The U.S. is facing “impending doom” as daily Covid-19 cases begin to rebound once again, threatening to send more people to the hospital even as vaccinations accelerate nationwide, the head of the U.S. Centers for Disease Control and Prevention said on Monday.
“When I first started at CDC about two months ago I made a promise to you: I would tell you the truth even if it was not the news we wanted to hear. Now is one of those times when I have to share the truth and I have to hope and trust you will listen,” CDC Director Dr. Rochelle Walensky said during a press briefing.
“I’m going to pause here, I’m going to lose the script, and I’m going to reflect on the recurring feeling I have of impending doom,” Walensky said. “We have so much to look forward to, so much promise and potential of where we are and so much reason for hope, but right now I’m scared.”

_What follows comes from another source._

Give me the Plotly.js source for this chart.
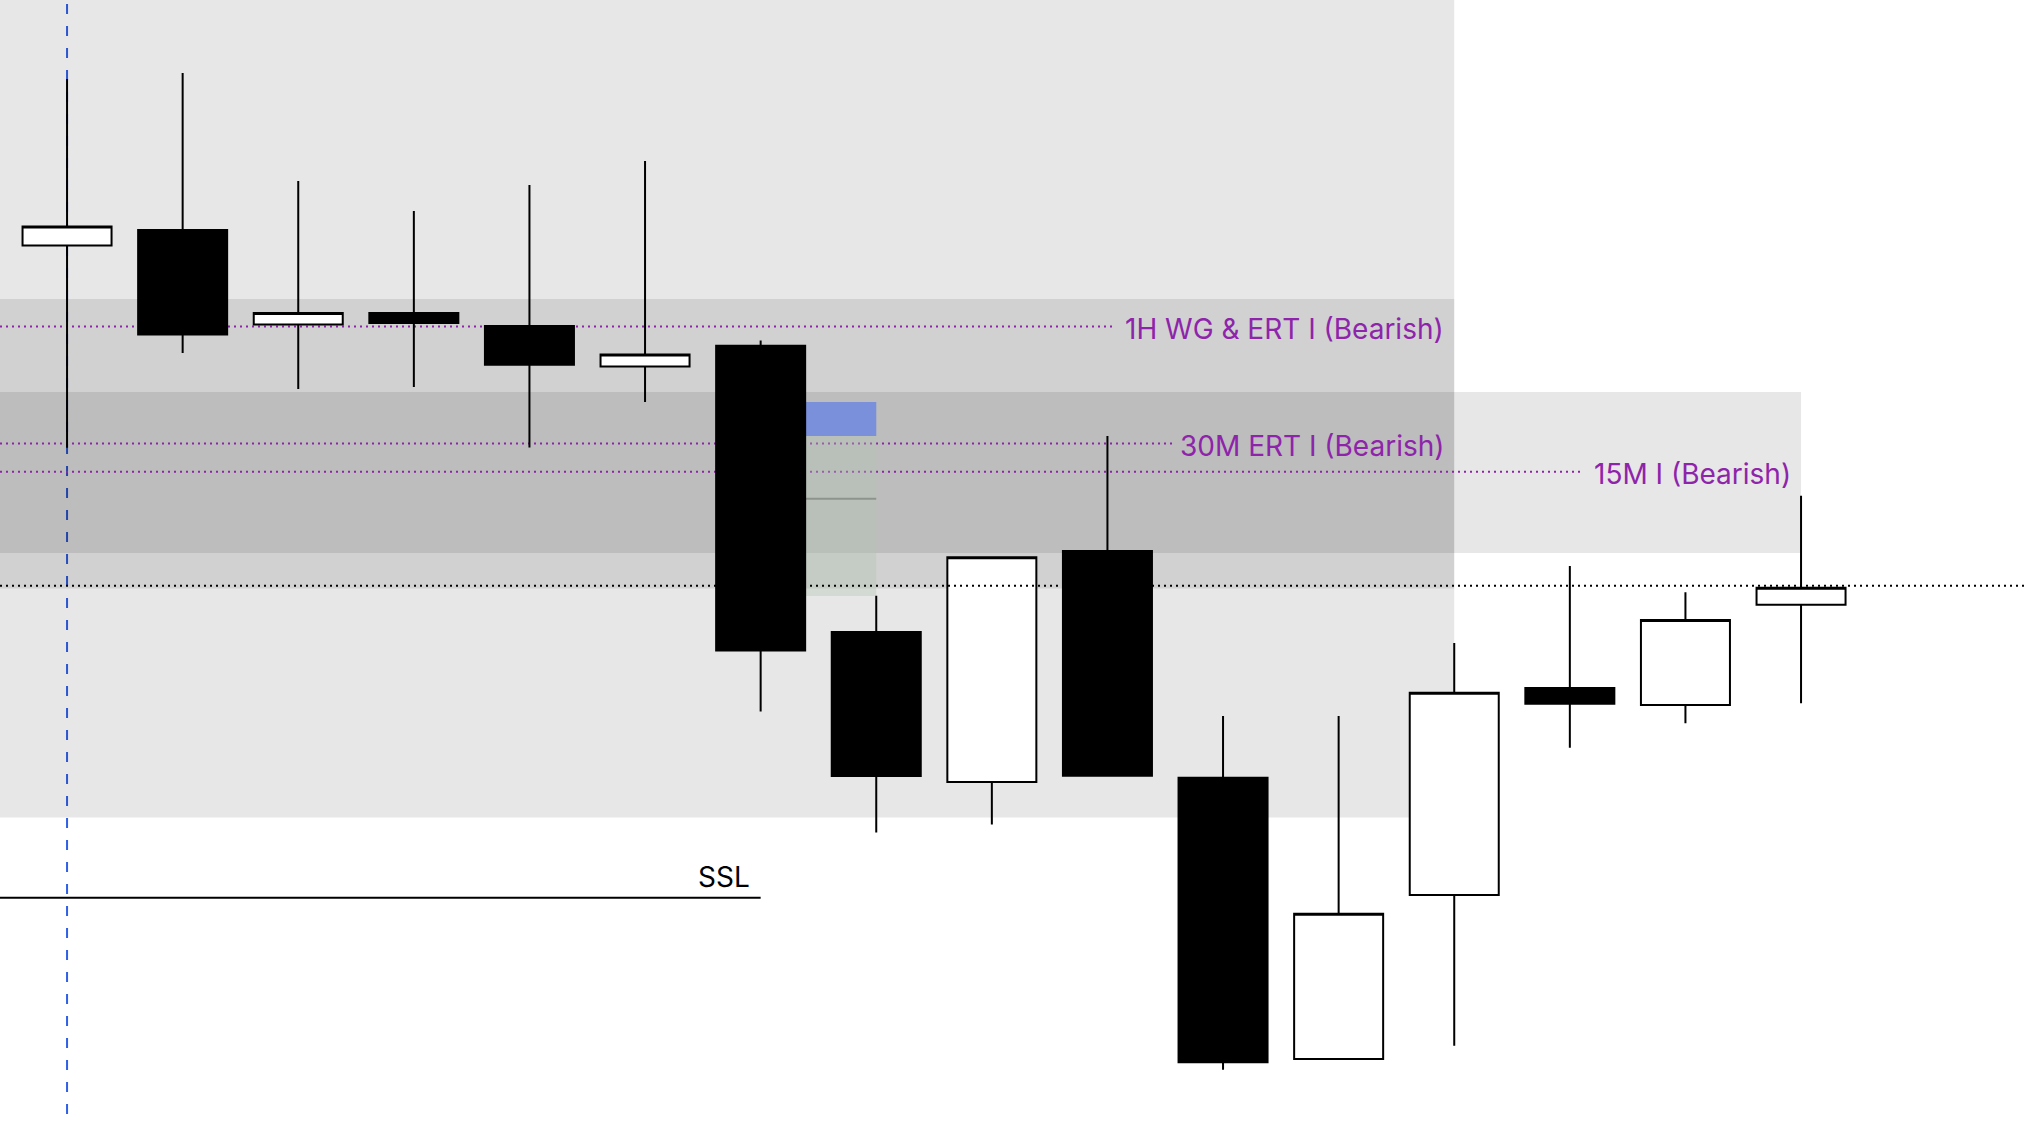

The U.S. is recording a weekly average of 63,239 new Covid-19 cases per day, a 16% increase compared with a week ago, according to a CNBC analysis of data compiled by Johns Hopkins University. Daily cases are now growing by at least 5% in 30 states and D.C.
Coronavirus hospitalizations are also growing. The U.S. is reporting a seven-day average of 4,816 Covid-19 hospital admissions as of Friday, a 4.2% increase compared with the week prior, according to CDC data.

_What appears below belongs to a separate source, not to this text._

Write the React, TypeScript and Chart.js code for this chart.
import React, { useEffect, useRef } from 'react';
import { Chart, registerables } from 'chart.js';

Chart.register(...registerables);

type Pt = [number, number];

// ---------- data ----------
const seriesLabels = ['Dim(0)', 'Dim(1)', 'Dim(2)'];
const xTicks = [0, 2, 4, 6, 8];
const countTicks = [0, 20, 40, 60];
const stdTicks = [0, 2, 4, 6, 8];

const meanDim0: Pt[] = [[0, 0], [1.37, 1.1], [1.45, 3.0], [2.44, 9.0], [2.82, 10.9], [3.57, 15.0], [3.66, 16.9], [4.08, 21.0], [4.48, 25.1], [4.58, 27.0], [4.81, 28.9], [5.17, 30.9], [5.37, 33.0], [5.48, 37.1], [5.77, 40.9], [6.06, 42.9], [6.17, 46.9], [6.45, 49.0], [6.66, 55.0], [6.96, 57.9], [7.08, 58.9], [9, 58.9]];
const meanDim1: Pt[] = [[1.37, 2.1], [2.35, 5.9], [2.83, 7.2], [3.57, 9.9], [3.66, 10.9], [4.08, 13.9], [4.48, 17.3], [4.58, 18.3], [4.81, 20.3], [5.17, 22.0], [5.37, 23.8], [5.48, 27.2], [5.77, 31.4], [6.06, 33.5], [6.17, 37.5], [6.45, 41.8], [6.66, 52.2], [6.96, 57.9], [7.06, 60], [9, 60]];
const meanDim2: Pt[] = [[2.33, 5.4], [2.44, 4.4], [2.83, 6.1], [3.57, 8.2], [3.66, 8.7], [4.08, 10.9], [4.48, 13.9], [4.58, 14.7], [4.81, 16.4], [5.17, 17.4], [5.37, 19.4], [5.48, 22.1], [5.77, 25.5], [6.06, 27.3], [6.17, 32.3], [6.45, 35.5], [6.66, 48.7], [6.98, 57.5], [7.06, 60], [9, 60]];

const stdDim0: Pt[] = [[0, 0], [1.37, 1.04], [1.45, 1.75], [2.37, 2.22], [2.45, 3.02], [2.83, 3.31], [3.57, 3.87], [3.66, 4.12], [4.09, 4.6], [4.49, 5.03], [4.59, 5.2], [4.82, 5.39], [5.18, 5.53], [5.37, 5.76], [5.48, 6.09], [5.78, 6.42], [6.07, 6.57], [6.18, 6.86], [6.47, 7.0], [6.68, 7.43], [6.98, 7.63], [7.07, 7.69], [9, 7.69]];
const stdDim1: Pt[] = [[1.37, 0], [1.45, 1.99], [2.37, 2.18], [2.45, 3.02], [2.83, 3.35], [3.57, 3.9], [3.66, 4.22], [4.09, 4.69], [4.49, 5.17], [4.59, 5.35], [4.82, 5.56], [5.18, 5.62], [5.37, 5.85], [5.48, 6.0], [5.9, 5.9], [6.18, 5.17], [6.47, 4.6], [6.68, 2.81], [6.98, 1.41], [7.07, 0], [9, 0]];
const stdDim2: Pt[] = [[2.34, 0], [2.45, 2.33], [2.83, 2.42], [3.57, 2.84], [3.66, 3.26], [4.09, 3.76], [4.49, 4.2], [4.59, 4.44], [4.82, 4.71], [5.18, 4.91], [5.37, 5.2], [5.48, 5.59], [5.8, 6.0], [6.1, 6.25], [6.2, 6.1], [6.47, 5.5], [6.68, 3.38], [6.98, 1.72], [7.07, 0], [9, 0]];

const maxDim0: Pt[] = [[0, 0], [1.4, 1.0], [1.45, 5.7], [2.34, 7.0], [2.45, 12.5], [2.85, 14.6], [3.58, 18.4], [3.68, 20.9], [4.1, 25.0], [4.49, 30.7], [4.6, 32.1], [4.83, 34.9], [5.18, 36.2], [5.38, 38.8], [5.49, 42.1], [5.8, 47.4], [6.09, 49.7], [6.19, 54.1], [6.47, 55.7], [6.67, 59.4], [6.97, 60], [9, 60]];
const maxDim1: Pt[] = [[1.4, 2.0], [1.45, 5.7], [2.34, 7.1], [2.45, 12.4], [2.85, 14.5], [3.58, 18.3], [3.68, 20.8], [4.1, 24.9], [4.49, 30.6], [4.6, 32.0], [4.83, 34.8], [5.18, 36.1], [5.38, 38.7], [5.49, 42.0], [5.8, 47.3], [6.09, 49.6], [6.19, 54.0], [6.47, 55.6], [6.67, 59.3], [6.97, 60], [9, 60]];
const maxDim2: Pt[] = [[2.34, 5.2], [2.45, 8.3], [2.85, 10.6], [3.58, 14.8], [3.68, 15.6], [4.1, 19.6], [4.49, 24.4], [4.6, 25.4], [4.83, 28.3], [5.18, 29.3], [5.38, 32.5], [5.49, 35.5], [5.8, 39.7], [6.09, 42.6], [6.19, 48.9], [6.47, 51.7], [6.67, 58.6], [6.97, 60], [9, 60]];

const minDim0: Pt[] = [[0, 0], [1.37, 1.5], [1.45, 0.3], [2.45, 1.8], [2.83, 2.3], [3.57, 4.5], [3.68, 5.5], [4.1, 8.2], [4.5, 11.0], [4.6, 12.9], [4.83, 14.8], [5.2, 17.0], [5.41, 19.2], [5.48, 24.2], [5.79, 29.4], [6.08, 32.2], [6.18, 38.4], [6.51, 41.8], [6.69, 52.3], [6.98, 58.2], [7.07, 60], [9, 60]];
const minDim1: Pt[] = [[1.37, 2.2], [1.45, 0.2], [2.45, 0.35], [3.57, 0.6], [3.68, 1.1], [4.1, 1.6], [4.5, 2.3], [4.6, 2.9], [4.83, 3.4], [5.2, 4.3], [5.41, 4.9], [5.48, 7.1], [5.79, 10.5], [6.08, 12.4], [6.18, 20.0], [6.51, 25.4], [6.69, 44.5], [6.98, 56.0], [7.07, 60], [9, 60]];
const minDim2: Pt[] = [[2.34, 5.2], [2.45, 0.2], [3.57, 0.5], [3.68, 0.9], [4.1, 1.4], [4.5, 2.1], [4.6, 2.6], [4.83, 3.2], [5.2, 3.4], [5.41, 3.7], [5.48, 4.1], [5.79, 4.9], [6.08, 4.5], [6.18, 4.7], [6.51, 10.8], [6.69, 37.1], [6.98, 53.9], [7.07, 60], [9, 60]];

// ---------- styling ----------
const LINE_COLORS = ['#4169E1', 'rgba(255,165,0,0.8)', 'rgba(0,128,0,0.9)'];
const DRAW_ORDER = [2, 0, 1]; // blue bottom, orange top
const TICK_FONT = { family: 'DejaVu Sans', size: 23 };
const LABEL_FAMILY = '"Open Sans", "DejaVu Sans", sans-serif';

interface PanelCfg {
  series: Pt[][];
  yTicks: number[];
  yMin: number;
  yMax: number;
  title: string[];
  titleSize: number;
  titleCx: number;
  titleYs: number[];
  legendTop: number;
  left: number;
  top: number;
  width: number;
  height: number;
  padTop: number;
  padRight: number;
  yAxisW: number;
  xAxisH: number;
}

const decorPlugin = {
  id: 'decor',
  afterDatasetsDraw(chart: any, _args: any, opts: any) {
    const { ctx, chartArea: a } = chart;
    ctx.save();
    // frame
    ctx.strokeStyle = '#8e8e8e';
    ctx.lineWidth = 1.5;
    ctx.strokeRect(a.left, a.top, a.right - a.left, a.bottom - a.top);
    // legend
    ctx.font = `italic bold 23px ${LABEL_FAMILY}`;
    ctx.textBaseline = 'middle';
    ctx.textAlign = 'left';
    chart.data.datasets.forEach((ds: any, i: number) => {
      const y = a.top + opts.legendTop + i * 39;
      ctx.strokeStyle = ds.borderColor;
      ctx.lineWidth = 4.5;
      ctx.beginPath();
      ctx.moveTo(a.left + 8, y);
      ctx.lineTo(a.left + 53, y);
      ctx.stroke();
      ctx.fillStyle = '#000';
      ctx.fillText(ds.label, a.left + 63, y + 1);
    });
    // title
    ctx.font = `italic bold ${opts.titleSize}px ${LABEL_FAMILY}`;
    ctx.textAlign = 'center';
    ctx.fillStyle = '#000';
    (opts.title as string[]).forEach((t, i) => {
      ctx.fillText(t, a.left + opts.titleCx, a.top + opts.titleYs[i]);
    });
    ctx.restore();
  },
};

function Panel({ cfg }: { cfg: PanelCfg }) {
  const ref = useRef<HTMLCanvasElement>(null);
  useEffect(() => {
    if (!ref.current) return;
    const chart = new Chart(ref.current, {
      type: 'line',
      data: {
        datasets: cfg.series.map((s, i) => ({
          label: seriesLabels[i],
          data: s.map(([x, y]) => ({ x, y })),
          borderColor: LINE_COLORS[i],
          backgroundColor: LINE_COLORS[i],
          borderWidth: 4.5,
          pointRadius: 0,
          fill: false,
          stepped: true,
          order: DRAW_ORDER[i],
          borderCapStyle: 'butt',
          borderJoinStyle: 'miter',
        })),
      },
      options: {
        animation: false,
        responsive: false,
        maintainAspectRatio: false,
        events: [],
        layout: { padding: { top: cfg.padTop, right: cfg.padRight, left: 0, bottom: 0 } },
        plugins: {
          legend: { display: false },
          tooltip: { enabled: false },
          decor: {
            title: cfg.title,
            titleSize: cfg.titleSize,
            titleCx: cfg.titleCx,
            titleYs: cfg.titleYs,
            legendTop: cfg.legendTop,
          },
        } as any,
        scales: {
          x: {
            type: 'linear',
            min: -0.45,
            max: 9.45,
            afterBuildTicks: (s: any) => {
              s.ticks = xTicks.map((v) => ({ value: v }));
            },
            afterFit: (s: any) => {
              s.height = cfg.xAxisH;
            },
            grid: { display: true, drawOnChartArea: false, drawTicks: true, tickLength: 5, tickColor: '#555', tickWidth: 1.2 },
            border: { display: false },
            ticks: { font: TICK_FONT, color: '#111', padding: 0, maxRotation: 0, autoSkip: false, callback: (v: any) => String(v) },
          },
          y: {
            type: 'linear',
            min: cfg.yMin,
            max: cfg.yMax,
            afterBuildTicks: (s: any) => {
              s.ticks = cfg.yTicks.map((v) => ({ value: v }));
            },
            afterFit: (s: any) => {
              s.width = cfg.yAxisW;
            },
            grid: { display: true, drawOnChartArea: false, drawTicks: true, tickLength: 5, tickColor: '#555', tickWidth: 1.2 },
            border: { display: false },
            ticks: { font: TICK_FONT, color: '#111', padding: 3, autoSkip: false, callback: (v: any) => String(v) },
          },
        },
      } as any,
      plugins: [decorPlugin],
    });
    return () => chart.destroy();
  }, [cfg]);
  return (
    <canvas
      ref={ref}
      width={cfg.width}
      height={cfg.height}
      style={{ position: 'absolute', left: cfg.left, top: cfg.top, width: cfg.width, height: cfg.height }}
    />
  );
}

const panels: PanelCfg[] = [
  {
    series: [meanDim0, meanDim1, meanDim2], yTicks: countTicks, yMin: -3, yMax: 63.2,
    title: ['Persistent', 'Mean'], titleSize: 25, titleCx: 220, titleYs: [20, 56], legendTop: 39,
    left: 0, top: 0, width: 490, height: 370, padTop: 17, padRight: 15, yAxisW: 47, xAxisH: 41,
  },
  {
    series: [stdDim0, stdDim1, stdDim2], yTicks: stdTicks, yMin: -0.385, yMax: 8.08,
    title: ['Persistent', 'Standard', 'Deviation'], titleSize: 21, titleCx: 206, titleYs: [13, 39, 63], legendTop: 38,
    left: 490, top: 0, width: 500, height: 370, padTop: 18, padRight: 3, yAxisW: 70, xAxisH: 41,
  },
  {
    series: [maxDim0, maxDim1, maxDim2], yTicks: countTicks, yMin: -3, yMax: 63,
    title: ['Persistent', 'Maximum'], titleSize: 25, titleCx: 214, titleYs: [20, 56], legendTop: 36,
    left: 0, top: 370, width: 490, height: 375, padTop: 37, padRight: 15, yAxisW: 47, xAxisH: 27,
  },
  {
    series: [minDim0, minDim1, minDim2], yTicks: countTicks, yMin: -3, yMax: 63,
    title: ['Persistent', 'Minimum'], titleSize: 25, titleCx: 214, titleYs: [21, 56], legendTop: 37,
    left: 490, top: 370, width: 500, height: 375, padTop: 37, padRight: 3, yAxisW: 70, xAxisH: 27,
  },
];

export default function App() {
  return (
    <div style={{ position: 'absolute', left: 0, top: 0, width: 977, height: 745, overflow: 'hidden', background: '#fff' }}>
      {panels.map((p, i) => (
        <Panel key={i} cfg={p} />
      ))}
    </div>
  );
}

Walensky urged Americans to “just hold on a little longer” and to get vaccinated against the virus once it’s their turn. When cases rise as they have over the last week or so, Walensky said, they often “surge and surge big” shortly thereafter.
“I’m speaking today not necessarily as your CDC director and not only as your CDC director, but as a wife, as a mother, as a daughter, to ask you to just please hold on a little while longer,” Walensky said.
Leading public health experts have warned since late February that infections could pick back up again amid the rise of virus variants threatening to sweep across the U.S. much like they did in Europe.
One of those variants first identified in the U.K, knowwen as B.1.1.7, has now been detected in every state except Oklahoma, according to the CDC’s most recent data. The CDC is also carefully watching another variant found in New York City, known as B.1.526, which is also thought to be more transmissible compared with previous strains, Walensky said last week.
White House chief medical advisor Dr. Anthony Fauci said on Sunday, however, that the troublesome virus mutations aren’t the only reason cases are on the rise.
More Americans, tired of pandemic restrictions and reassured by the life-saving vaccines, are traveling for spring break. Some state leaders are pulling back on restrictions, including mask mandates, intended to slow the virus’ spread.
“Variants we take seriously and are concerned, but it is not only the variants that are doing that,” Fauci told CBS’ “Face the Nation” on Sunday.